Zuòyì zìzhēn 作邑自箴

Self-Admonitions for Holding a County by 李元弼 (Lǐ Yuánbì, 撰)

About the work

The Zuòyì zìzhēn in 10 juǎn is one of the most important Northern Sòng guānzhēn — a manual of magistracy authored by Lǐ Yuánbì 李元弼 ( Chíguó 持國 / Chízhì 持之), a county magistrate active in the Zhènghé 政和 era. The author’s preface, dated the seventh month of Zhènghé dīngyǒu 丁酉 (1117) at Guǎnglíng 廣陵 (Yángzhōu), explains that the magistracy of a county (zǐnán zhī rèn 子男之任) is in fact “harder than its rank suggests”; he gathered some 130 oral instructions on government from “village elders and senior teachers” (鄉老先生), some hundred-odd written rules of his own, and arranged them in 10 juǎn under the title Zuòyì zìzhēn — “self-admonitions for holding a county” — for use as a desk reference.

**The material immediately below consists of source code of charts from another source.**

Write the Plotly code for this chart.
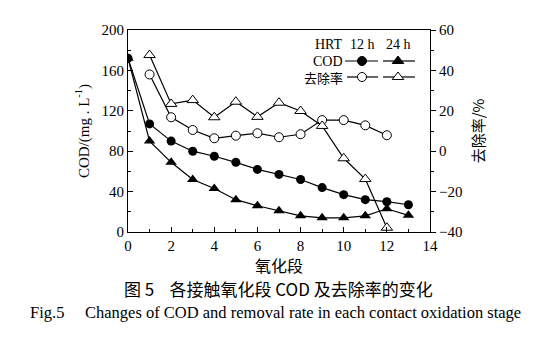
import plotly.graph_objects as go

stage = list(range(0, 14))
cod_12h = [172, 107, 90, 80, 75, 69, 62, 57, 52, 44, 37, 32, 30, 27]
cod_24h = [172, 90, 69, 52, 43, 32, 26, 21, 16, 14, 14, 16, 23, 16.5]
stage_rm = list(range(1, 13))
rm_12h = [38, 16.8, 10.5, 6.4, 7.7, 8.9, 6.9, 8.4, 15.4, 15.4, 12.8, 7.9]
rm_24h = [47.6, 23.4, 25.3, 16.8, 24.5, 17, 24, 19.9, 12.5, -3.5, -13.8, -37.9]

SERIF = "Liberation Serif, Times New Roman, serif"
CJK = "Noto Sans CJK SC"
BLACK = "#000000"

fig = go.Figure()
line = dict(color=BLACK, width=1.2)

fig.add_trace(go.Scatter(x=stage, y=cod_12h, mode="lines+markers", line=line,
                         marker=dict(symbol="circle", size=9, color=BLACK), showlegend=False))
fig.add_trace(go.Scatter(x=stage, y=cod_24h, mode="lines+markers", line=line,
                         marker=dict(symbol="triangle-up", size=10, color=BLACK), showlegend=False))
fig.add_trace(go.Scatter(x=stage_rm, y=rm_12h, mode="lines+markers", line=line, yaxis="y2",
                         marker=dict(symbol="circle", size=9, color="white", line=dict(color=BLACK, width=1)),
                         showlegend=False))
fig.add_trace(go.Scatter(x=stage_rm, y=rm_24h, mode="lines+markers", line=line, yaxis="y2",
                         marker=dict(symbol="triangle-up", size=10, color="white", line=dict(color=BLACK, width=1)),
                         showlegend=False))

# legend glyphs on an overlay axis in [0,1] units
def px2x(p):
    return (p - 128) / 302
def px2y(p):
    return (232 - p) / 202

leg = [
    (345, 378, 362, 61, "circle", BLACK),
    (383, 415, 398, 61, "triangle-up", BLACK),
    (347, 378, 362, 77, "circle", "white"),
    (383, 415, 398, 77, "triangle-up", "white"),
]
for x0, x1, xm, yy, sym, fc in leg:
    fig.add_trace(go.Scatter(x=[px2x(x0), px2x(xm), px2x(x1)], y=[px2y(yy)] * 3,
                             mode="lines", line=dict(color=BLACK, width=1.2),
                             xaxis="x3", yaxis="y3", showlegend=False, hoverinfo="skip"))
    fig.add_trace(go.Scatter(x=[px2x(xm)], y=[px2y(yy)], mode="markers",
                             marker=dict(symbol=sym, size=9 if sym == "circle" else 10, color=fc,
                                         line=dict(color=BLACK, width=1)),
                             xaxis="x3", yaxis="y3", showlegend=False, hoverinfo="skip"))

annots = [
    dict(x=px2x(345), y=px2y(45), text="HRT", xanchor="right", font=dict(family=SERIF, size=14)),
    dict(x=px2x(362), y=px2y(45), text="12 h", xanchor="center", font=dict(family=SERIF, size=14)),
    dict(x=px2x(398), y=px2y(45), text="24 h", xanchor="center", font=dict(family=SERIF, size=14)),
    dict(x=px2x(345), y=px2y(61), text="COD", xanchor="right", font=dict(family=SERIF, size=14)),
    dict(x=px2x(345), y=px2y(77), text="去除率", xanchor="right", font=dict(family=CJK, size=13)),
]
for a in annots:
    a.update(xref="paper", yref="paper", yanchor="middle", showarrow=False)

annots += [
    dict(x=px2x(279), y=px2y(265), text="氧化段", xref="paper", yref="paper", showarrow=False,
         xanchor="center", yanchor="middle", font=dict(family=CJK, size=16)),
    dict(x=px2x(278), y=px2y(288), text="图 5    各接触氧化段 COD 及去除率的变化", xref="paper", yref="paper",
         showarrow=False, xanchor="center", yanchor="middle", font=dict(family=CJK, size=17)),
    dict(x=px2x(275), y=px2y(312), text="Fig.5     Changes of COD and removal rate in each contact oxidation stage",
         xref="paper", yref="paper", showarrow=False, xanchor="center", yanchor="middle",
         font=dict(family=SERIF, size=16.5)),
]

def axis_common(ticks):
    return dict(showgrid=False, zeroline=False, showline=True, linecolor=BLACK, linewidth=1,
                ticks=ticks, ticklen=5, tickcolor=BLACK,
                tickfont=dict(family=SERIF, size=15, color=BLACK))

fig.update_layout(
    width=554, height=339,
    margin=dict(l=128, r=124, t=30, b=107),
    paper_bgcolor="white", plot_bgcolor="white",
    font=dict(family=SERIF, color=BLACK),
    xaxis=dict(range=[0, 14], dtick=2, mirror=True,
               minor=dict(dtick=1, ticks="inside", ticklen=3, tickcolor=BLACK),
               **axis_common("inside")),
    yaxis=dict(range=[0, 200], dtick=40,
               minor=dict(dtick=20, ticks="inside", ticklen=3, tickcolor=BLACK),
               title=dict(text="COD/(mg . L<sup>-1</sup>)", font=dict(family=SERIF, size=15), standoff=8),
               **axis_common("inside")),
    yaxis2=dict(range=[-40, 60], dtick=20, overlaying="y", side="right",
                minor=dict(dtick=10, ticks="outside", ticklen=3, tickcolor=BLACK),
                title=dict(text="去除率/%", font=dict(family=CJK, size=15), standoff=12),
                **axis_common("outside")),
    xaxis3=dict(range=[0, 1], overlaying="x", visible=False),
    yaxis3=dict(range=[0, 1], overlaying="y", visible=False),
    annotations=annots,
)

fig.write_html("out.html")
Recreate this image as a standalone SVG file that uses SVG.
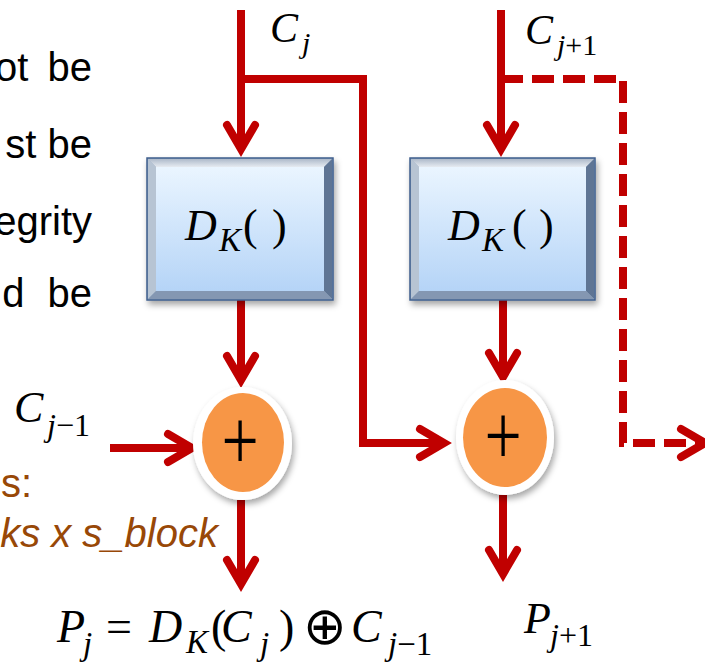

The work treats personal cultivation (正己, 治家), administration (聽訟, 御吏, 催科), the management of clerks and scribes, financial probity, and the conduct of relations with superiors and colleagues. As one of the few extant Northern Sòng guānzhēn and as a practitioner’s compendium based on “what was said by senior teachers and what one has seen with one’s own eyes,” it is a foundational document for the social history of Sòng local government.

Tiyao

The body of juǎn 1, “zhèngjǐ” (rectifying oneself), opens with: “The master says: in all desire to govern others, one must first rectify oneself. As Confucius said, ‘when the body is rectified, the orders carry without being given; when the body is unrectified, even though commands are given they will not be followed.‘” Maxims follow on equanimity in office, distance from doubt, broad observation, the suspicion of slander, careful examination of true and false, public guarantees, the reduction of summonses, the disciplining of clerks, and the protection of the lonely and orphaned. The Tíyào in the Sìkù quánshū zǒngmù (the work was preserved as part of the SBCK transmission line) gives a brief description of the work’s content as essentially identical to the present preface.

Abstract

The Zuòyì zìzhēn is one of the principal extant Northern Sòng guānzhēn and is the earliest dated treatise of its kind: where Lǚ Běnzhōng’s Guānzhēn (KR2l0017) was composed in the next generation, and where the Southern Sòng Zhōuxiàn tígāng (KR2l0016), Hú Tàichū’s Zhòulián xùlùn (KR2l0020), and the Yuán Sānshì zhōnggào (KR2l0021) extend the genre into later centuries, Lǐ Yuánbì’s manual gives the founding statement. The work was kept current and printed throughout the late imperial period; the SBCK base edition (used in the present recension) reproduces the late Sòng or Yuán imprint. Lǐ Yuánbì’s prose is dense with practical observations: he advises on writing implements (“ink and brush, paper, hall-lamps and candles all to be self-supplied; banquet utensils, charcoal and fire to be supplied generously”), on gift policy (“seasonal presents, even if politely returned, are not to be received”), on banquets (“when entertaining at evening banquets, even if late, send a constable to escort dancers home and watch the gates against incidents”), and on a host of similar matters. The work is therefore not only a moral manual but a piece of practical professional advice, and a major source for Northern Sòng social-administrative history.

Translations and research

  • Guānzhēnshū jíchéng 官箴書集成. Vol. 1. Huángshān, 1997. Includes the standard reprint based on the SBCK edition.
  • Sō-Gen kanshin sōgō sakuin 宋元官箴綜合索引. 1987.
  • Will, Pierre-Étienne. 2020. Handbooks and anthologies for officials in imperial China. Brill. (Substantial entry on the Zuòyì zìzhēn.)
  • Iain McMullen, Brian E. McKnight, and other Sòng-Yuán institutional historians cite the work for the practical mechanics of Northern Sòng county administration.

Other points of interest

The work’s title — zì zhēn 自箴, “self-admonition” — reflects the guānzhēn genre’s tendency to frame practical advice as inner discipline. The fact that Lǐ Yuánbì attributed half of his maxims to “village elders and senior teachers” (鄉老先生) makes the book the principal Northern Sòng evidence for an oral tradition of magistrate-craft passed between practitioners. It is one of the earliest texts to use the formula qīngshènqín 清慎勤 (later canonized in KR2l0017 Guānzhēn).